顧客のライフジャーニーに事業横断でどう寄り添うか

 顧客との長期的なエンゲージメント構築を前提とするCX変革に取り組むうえで、リッジラインズが提唱しているのが「ライフジャーニー」を起点とするアプローチだ。ライフジャーニーとは、顧客の人生における時系列の変化を、ライフステージという区分に加え、そこにおける価値観・ニーズやライフスタイルという多角的な視点から可視化したものだ。

 たとえば、ライフステージの変化などに起因して個別事業の顧客が離脱してしまうことがあっても、事業をまたいで顧客接点を保ち続けることで、企業全体としてLTVを最大化できる。

 顧客の価値観やライフスタイルが多様化する中では、それぞれの人生のタイミングにおけるニーズの変化を複数のパターンで捉えることが重要であり、そのためのフレームとしてリッジラインズでは14の価値観による「Human & Values」モデル(*)を開発している。

 顧客のライフジャーニーに寄り添いながら3つの壁を乗り越え、事業間シナジーを創出するアプローチを、村瀬氏は3つのフェーズに分けて説明する。

 まず、戦略・ビジョンの壁を打破するには、事業横断で「自社グループらしさ」のある体験を提供するためのCXビジョンを策定する。その際は、顧客の価値観などを起点にライフジャーニーを可視化するとともに、企業全体の事業ポートフォリオや提供価値、それらを裏打ちする企業アイデンティティの棚卸しを行う。そして、変化する顧客ニーズに寄り添い、価値を提供し続けるための事業接点を整理する。
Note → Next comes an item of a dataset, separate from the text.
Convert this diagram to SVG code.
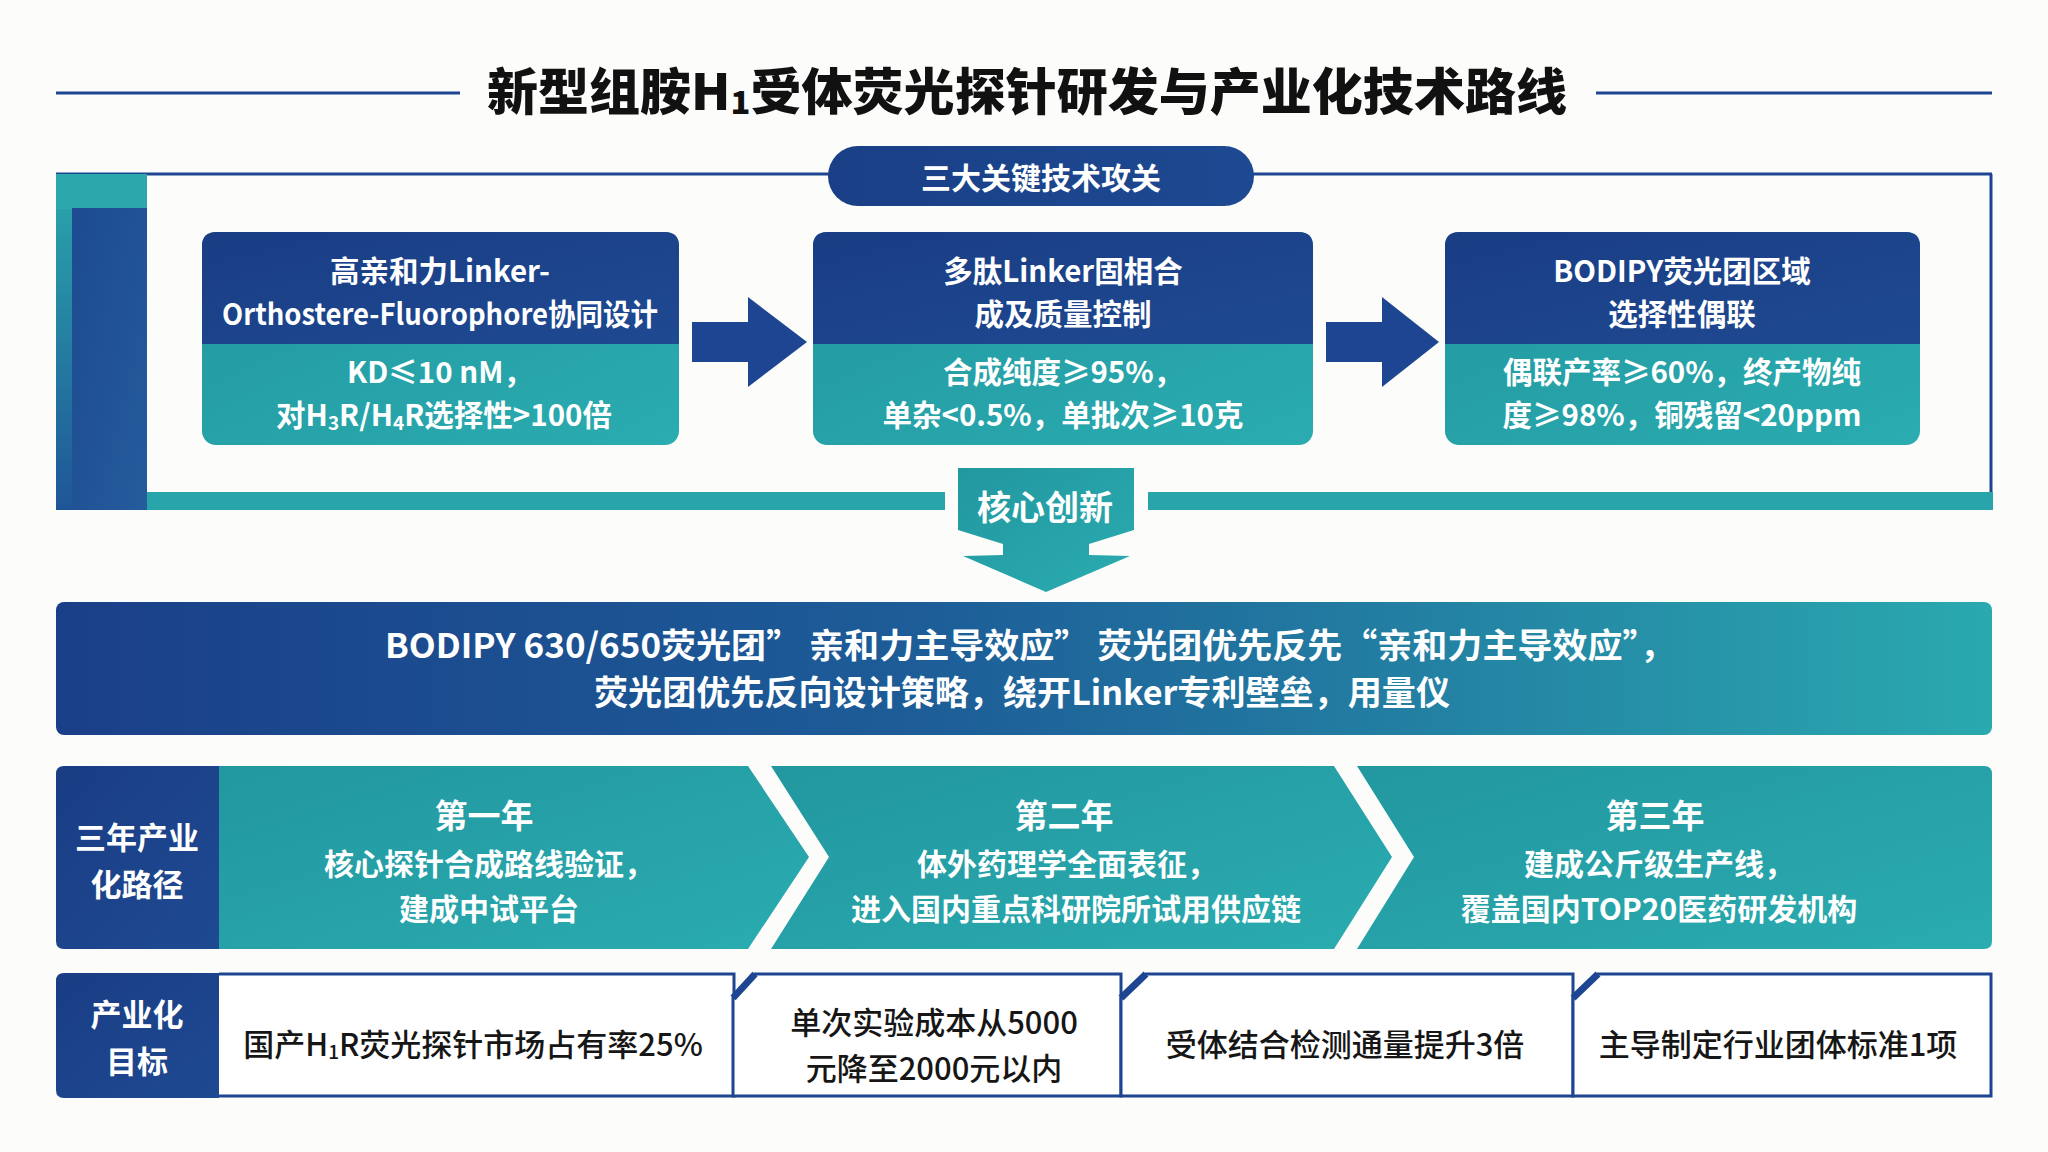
<svg xmlns="http://www.w3.org/2000/svg" width="2048" height="1152" viewBox="0 0 2048 1152">
<style>
text{font-family:'Noto Sans CJK SC','Noto Sans',sans-serif;text-anchor:middle;dominant-baseline:central}
.title{font-size:50px;font-weight:900;fill:#111}
.w{fill:#fff;font-weight:700}
.hd{font-size:29.5px}
.bd{font-size:29.5px}
.yr{font-size:33px}
.tl{font-size:30px}
.lb{font-size:31px}
.k{fill:#161616;font-size:31px;font-weight:500}
.navyline{stroke:#1d4591;stroke-width:3;fill:none}
.cell{fill:#fff;stroke:#1d4591;stroke-width:3}
.cham{stroke:#1d4591;stroke-width:7;stroke-linecap:butt}
</style>
<defs>
<linearGradient id="gNavy" x1="0" y1="0" x2="1" y2="1">
<stop offset="0" stop-color="#1a3d84"/><stop offset="1" stop-color="#1e4a92"/>
</linearGradient>
<linearGradient id="gTeal" x1="0" y1="0" x2="1" y2="1">
<stop offset="0" stop-color="#22979f"/><stop offset="1" stop-color="#2aacb0"/>
</linearGradient>
<linearGradient id="gBanner" x1="0" y1="0" x2="1" y2="0">
<stop offset="0" stop-color="#1a3f88"/><stop offset="0.45" stop-color="#1d5d98"/><stop offset="1" stop-color="#2aa9af"/>
</linearGradient>
<linearGradient id="gStrip" x1="0" y1="0" x2="0" y2="1">
<stop offset="0" stop-color="#2aa8ac"/><stop offset="1" stop-color="#1f5597"/>
</linearGradient>
<linearGradient id="gInner" x1="0" y1="0" x2="1" y2="1">
<stop offset="0" stop-color="#1d4a90"/><stop offset="1" stop-color="#245c9c"/>
</linearGradient>
<linearGradient id="gPill" x1="0" y1="0" x2="1" y2="0">
<stop offset="0" stop-color="#1a3f86"/><stop offset="1" stop-color="#1d4a92"/>
</linearGradient>
</defs>
<rect x="0" y="0" width="2048" height="1152" fill="#fcfcfa"/>

<g id="title">
<line class="navyline" x1="56" y1="93" x2="460" y2="93"/>
<line class="navyline" x1="1596" y1="93" x2="1992" y2="93"/>
<text class="title" x="1027" y="88" textLength="1080" lengthAdjust="spacingAndGlyphs">新型组胺H<tspan font-size="32" dy="12">1</tspan><tspan dy="-12">受体荧光探针研发与产业化技术路线</tspan></text>
</g>

<g id="frame">
<line class="navyline" x1="56" y1="174" x2="1992" y2="174"/>
<line class="navyline" x1="1991" y1="174" x2="1991" y2="494"/>
<rect x="56" y="174" width="91" height="336" fill="url(#gStrip)"/>
<rect x="56" y="174" width="91" height="35" fill="#2aa8ac"/>
<rect x="72" y="208" width="75" height="302" fill="url(#gInner)"/>
<rect x="147" y="492" width="798" height="18" fill="#27a5aa"/>
<rect x="1148" y="492" width="845" height="18" fill="#27a5aa"/>
</g>

<g id="node-pill">
<rect x="828" y="146" width="426" height="60" rx="30" fill="url(#gPill)"/>
<text class="w" x="1041" y="176" font-size="30">三大关键技术攻关</text>
</g>

<g id="node-box1">
<rect x="202" y="232" width="477" height="213" rx="14" fill="url(#gTeal)"/>
<path d="M202,344 V246 Q202,232 216,232 H665 Q679,232 679,246 V344 Z" fill="url(#gNavy)"/>
<text class="w hd" x="440" y="269">高亲和力Linker-</text>
<text class="w hd" x="440" y="312" textLength="436" lengthAdjust="spacingAndGlyphs">Orthostere-Fluorophore协同设计</text>
<text class="w bd" x="440" y="370">KD≤10 nM，</text>
<text class="w bd" x="444" y="413">对H<tspan font-size="19" dy="8">3</tspan><tspan dy="-8">R/H</tspan><tspan font-size="19" dy="8">4</tspan><tspan dy="-8">R选择性&gt;100倍</tspan></text>
</g>

<g id="node-box2">
<rect x="813" y="232" width="500" height="213" rx="14" fill="url(#gTeal)"/>
<path d="M813,344 V246 Q813,232 827,232 H1299 Q1313,232 1313,246 V344 Z" fill="url(#gNavy)"/>
<text class="w hd" x="1063" y="269">多肽Linker固相合</text>
<text class="w hd" x="1063" y="312">成及质量控制</text>
<text class="w bd" x="1063" y="370">合成纯度≥95%，</text>
<text class="w bd" x="1063" y="413">单杂&lt;0.5%，单批次≥10克</text>
</g>

<g id="node-box3">
<rect x="1445" y="232" width="475" height="213" rx="14" fill="url(#gTeal)"/>
<path d="M1445,344 V246 Q1445,232 1459,232 H1906 Q1920,232 1920,246 V344 Z" fill="url(#gNavy)"/>
<text class="w hd" x="1682" y="269">BODIPY荧光团区域</text>
<text class="w hd" x="1682" y="312">选择性偶联</text>
<text class="w bd" x="1682" y="370">偶联产率≥60%，终产物纯</text>
<text class="w bd" x="1682" y="413">度≥98%，铜残留&lt;20ppm</text>
</g>

<g id="connectors">
<polygon points="692,322 748,322 748,297 807,342 748,387 748,362 692,362" fill="#1d4591"/>
<polygon points="1326,322 1382,322 1382,297 1439,342 1382,387 1382,362 1326,362" fill="#1d4591"/>
</g>

<g id="node-core">
<polygon points="958,468 1134,468 1134,530 1089,544 1089,555 1130,556 1046,592 963,556 1003,555 1003,544 958,530" fill="url(#gTeal)"/>
<text class="w" x="1045" y="505" font-size="34">核心创新</text>
</g>

<g id="node-banner">
<rect x="56" y="602" width="1936" height="133" rx="8" fill="url(#gBanner)"/>
<text class="w" x="1030" y="643" font-size="34" textLength="1290" lengthAdjust="spacingAndGlyphs">BODIPY 630/650荧光团” 亲和力主导效应” 荧光团优先反先“亲和力主导效应”，</text>
<text class="w" x="1022" y="690" font-size="34" textLength="856" lengthAdjust="spacingAndGlyphs">荧光团优先反向设计策略，绕开Linker专利壁垒，用量仪</text>
</g>

<g id="node-path-label">
<path d="M219,766 V949 H64 Q56,949 56,941 V774 Q56,766 64,766 Z" fill="url(#gNavy)"/>
<text class="w lb" x="137" y="835">三年产业</text>
<text class="w lb" x="137" y="882">化路径</text>
</g>

<g id="node-year1">
<polygon points="219,766 748,766 809,857 748,949 219,949" fill="url(#gTeal)"/>
<text class="w yr" x="484" y="814">第一年</text>
<text class="w tl" x="489" y="862">核心探针合成路线验证，</text>
<text class="w tl" x="489" y="907">建成中试平台</text>
</g>

<g id="node-year2">
<polygon points="771,766 1334,766 1392,857 1334,949 771,949 829,857" fill="url(#gTeal)"/>
<text class="w yr" x="1064" y="814">第二年</text>
<text class="w tl" x="1067" y="862">体外药理学全面表征，</text>
<text class="w tl" x="1076" y="907">进入国内重点科研院所试用供应链</text>
</g>

<g id="node-year3">
<path d="M1357,766 H1984 Q1992,766 1992,774 V941 Q1992,949 1984,949 H1357 L1414,857 Z" fill="url(#gTeal)"/>
<text class="w yr" x="1655" y="814">第三年</text>
<text class="w tl" x="1659" y="862">建成公斤级生产线，</text>
<text class="w tl" x="1659" y="907">覆盖国内TOP20医药研发机构</text>
</g>

<g id="node-goal-label">
<path d="M219,973 V1098 H64 Q56,1098 56,1090 V981 Q56,973 64,973 Z" fill="url(#gNavy)"/>
<text class="w lb" x="137" y="1012">产业化</text>
<text class="w lb" x="137" y="1059">目标</text>
</g>

<g id="node-goal1">
<path class="cell" d="M219,974 H734 V1096 H219"/>
<text class="k" x="473" y="1042">国产H<tspan font-size="19" dy="8">1</tspan><tspan dy="-8">R荧光探针市场占有率25%</tspan></text>
</g>

<g id="node-goal2">
<path class="cell" d="M733,998 L755,974 H1121 V1096 H733 Z"/>
<line class="cham" x1="733" y1="998" x2="755" y2="974"/>
<text class="k" x="934" y="1020">单次实验成本从5000</text>
<text class="k" x="934" y="1066">元降至2000元以内</text>
</g>

<g id="node-goal3">
<path class="cell" d="M1121,998 L1146,974 H1573 V1096 H1121 Z"/>
<line class="cham" x1="1121" y1="998" x2="1146" y2="974"/>
<text class="k" x="1345" y="1042">受体结合检测通量提升3倍</text>
</g>

<g id="node-goal4">
<path class="cell" d="M1573,998 L1598,974 H1991 V1096 H1573 Z"/>
<line class="cham" x1="1573" y1="998" x2="1598" y2="974"/>
<text class="k" x="1778" y="1042">主导制定行业团体标准1项</text>
</g>
</svg>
 次に、施策の壁を打破するために、事業間連携を前提に顧客接点およびコミュニケーション、サービスを再設計する。ここでは、企業全体として顧客のライフジャーニーに沿って連続性のある体験を提供するためのガイドラインを整理することがカギになる。

 そして、マネジメントの壁を打ち破るには、企業全体として顧客との関係性を評価、改善していくマネジメント体系を構築する必要がある。顧客のロイヤルティやエンゲージメント、LTVなどを捉える事業間共通のCX指標を策定し、CX指標と経営指標の関連性を明確化。事業横断でのモニタリングの仕組みやCX変革を推進する組織の立ち上げなどによって、総合的なCXマネジメント体系を築き上げる。

 一方、ビジョンや仕組みがあっても思うように変革が進まないケースも多い。「迅速なCXマネジメントの立ち上げと早期の成果創出には、日本企業の組織・文化に合った『ミドルアップダウン』型のアプローチによるクイックスタートとクイックウィンが不可欠」と、村瀬氏は述べる。

 ミドルアップダウンマネジメントは、経営学者の野中郁次郎氏らが知識創造理論において提唱した考え方である。村瀬氏の言うアプローチはこれをベースにしたもので、ミドル層のチェンジリーダーがトップ層と合意したビジョンに基づいて変革推進にコミットし、トップ層はそれに必要な権限を与える。そして、チェンジリーダーはCX指標と経営指標の関連性を明確に示し、現場層を巻き込みながら素早く実績を挙げ、その成果を事業部内から事業部間、さらに全社へと拡大していくのだ。

 事業の枠を超え、企業独自の提供価値を進化させ続けることは決して容易ではない。リッジラインズは、その挑戦と変革を支え抜く構えだ。